■ **STATED GOAL**
Can you set down, exactly as they appear below, the lines from the opening of the material through the one bearing "mfaces = ['#0b2a6f', 'white', '#676767', '#c8123e', '#9dbfe8']", minus the pictures?

■ **DATA EXTRACT**
....

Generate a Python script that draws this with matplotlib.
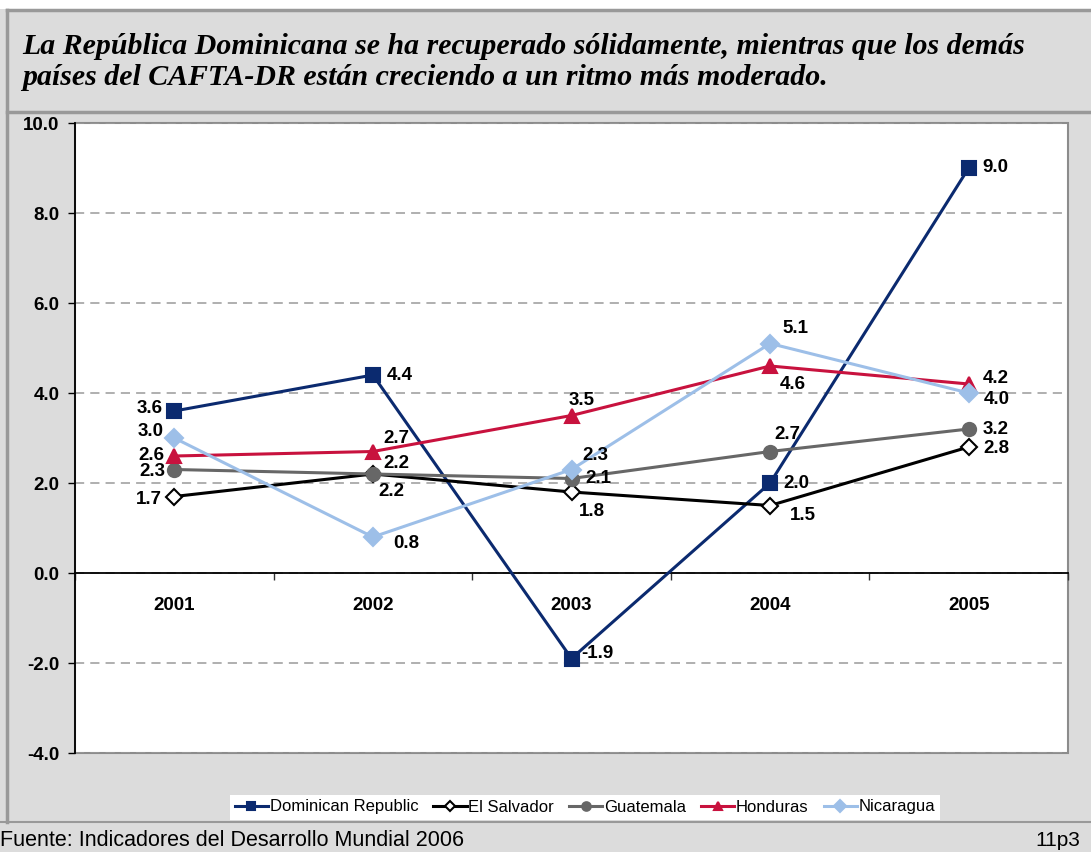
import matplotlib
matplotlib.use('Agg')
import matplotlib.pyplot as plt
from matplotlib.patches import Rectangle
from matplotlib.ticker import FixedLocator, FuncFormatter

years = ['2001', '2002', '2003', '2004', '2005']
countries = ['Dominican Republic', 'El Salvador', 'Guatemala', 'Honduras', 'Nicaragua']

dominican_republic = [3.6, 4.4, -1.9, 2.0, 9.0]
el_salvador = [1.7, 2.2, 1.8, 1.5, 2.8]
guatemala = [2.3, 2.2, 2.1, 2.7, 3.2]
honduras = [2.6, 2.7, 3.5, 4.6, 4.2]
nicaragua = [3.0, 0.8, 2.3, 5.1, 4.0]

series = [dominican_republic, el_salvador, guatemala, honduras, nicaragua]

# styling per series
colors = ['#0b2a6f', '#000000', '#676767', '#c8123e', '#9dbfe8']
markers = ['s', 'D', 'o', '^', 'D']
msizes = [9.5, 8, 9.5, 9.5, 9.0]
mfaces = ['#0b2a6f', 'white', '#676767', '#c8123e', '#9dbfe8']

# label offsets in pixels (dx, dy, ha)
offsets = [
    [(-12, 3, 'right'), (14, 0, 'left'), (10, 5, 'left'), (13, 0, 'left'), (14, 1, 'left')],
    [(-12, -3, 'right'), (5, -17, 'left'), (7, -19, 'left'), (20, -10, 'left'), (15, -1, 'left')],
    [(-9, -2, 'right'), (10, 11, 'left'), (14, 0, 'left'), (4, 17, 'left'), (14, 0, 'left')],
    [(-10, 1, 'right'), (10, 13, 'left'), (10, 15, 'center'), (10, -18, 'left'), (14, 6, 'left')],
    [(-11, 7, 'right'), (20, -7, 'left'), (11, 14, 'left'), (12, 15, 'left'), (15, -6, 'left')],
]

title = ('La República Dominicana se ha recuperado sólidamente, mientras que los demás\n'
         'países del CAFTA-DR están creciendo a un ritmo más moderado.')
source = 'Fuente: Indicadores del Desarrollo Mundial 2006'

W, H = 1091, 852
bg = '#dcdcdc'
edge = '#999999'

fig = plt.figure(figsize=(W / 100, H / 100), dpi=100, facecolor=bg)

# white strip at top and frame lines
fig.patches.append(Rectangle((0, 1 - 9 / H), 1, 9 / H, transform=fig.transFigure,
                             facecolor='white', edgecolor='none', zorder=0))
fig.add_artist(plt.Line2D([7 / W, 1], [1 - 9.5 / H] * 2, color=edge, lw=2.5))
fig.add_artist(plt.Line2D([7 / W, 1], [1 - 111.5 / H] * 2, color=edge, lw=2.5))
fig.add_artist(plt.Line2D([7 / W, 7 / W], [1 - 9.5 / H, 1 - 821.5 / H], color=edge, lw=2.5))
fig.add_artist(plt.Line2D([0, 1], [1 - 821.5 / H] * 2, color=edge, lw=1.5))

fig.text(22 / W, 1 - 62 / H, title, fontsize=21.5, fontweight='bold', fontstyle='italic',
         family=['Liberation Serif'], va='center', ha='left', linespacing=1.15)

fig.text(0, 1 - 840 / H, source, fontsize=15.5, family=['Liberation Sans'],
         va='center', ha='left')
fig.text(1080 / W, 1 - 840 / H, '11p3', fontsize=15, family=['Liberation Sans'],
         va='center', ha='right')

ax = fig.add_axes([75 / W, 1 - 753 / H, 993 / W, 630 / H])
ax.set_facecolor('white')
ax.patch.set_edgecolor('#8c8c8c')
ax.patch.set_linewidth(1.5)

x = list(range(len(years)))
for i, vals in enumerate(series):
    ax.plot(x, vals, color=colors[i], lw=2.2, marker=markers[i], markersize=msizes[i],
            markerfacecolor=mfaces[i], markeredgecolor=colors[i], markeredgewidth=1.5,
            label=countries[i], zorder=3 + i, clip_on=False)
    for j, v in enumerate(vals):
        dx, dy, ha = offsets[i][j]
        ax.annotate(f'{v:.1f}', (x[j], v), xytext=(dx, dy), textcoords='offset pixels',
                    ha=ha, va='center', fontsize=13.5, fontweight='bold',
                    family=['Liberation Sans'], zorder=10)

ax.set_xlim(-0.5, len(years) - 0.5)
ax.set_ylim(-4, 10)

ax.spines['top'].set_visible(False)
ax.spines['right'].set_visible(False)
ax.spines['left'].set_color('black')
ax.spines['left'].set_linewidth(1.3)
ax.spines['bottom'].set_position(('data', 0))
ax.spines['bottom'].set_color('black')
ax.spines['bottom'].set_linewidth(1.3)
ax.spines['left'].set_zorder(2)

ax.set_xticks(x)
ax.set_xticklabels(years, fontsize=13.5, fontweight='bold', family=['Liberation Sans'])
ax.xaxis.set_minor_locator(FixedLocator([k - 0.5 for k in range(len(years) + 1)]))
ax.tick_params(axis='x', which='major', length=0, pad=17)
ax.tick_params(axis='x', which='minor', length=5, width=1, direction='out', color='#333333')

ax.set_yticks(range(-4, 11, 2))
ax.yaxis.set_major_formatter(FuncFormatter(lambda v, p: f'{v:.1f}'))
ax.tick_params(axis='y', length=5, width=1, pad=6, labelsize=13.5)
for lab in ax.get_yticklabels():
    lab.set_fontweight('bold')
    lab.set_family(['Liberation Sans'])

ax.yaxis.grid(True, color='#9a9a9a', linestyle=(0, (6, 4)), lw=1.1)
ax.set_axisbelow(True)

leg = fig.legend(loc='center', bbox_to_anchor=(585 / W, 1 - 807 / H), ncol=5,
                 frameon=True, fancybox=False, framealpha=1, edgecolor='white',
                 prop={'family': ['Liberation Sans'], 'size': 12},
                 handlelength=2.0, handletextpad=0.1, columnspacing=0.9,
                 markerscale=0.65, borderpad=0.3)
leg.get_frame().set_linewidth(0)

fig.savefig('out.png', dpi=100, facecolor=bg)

....

■ **RESPONSE TO THIS TASK**
Generate a Python script that draws this with matplotlib.
import matplotlib
matplotlib.use('Agg')
import matplotlib.pyplot as plt
from matplotlib.patches import Rectangle
from matplotlib.ticker import FixedLocator, FuncFormatter

years = ['2001', '2002', '2003', '2004', '2005']
countries = ['Dominican Republic', 'El Salvador', 'Guatemala', 'Honduras', 'Nicaragua']

dominican_republic = [3.6, 4.4, -1.9, 2.0, 9.0]
el_salvador = [1.7, 2.2, 1.8, 1.5, 2.8]
guatemala = [2.3, 2.2, 2.1, 2.7, 3.2]
honduras = [2.6, 2.7, 3.5, 4.6, 4.2]
nicaragua = [3.0, 0.8, 2.3, 5.1, 4.0]

series = [dominican_republic, el_salvador, guatemala, honduras, nicaragua]

# styling per series
colors = ['#0b2a6f', '#000000', '#676767', '#c8123e', '#9dbfe8']
markers = ['s', 'D', 'o', '^', 'D']
msizes = [9.5, 8, 9.5, 9.5, 9.0]
mfaces = ['#0b2a6f', 'white', '#676767', '#c8123e', '#9dbfe8']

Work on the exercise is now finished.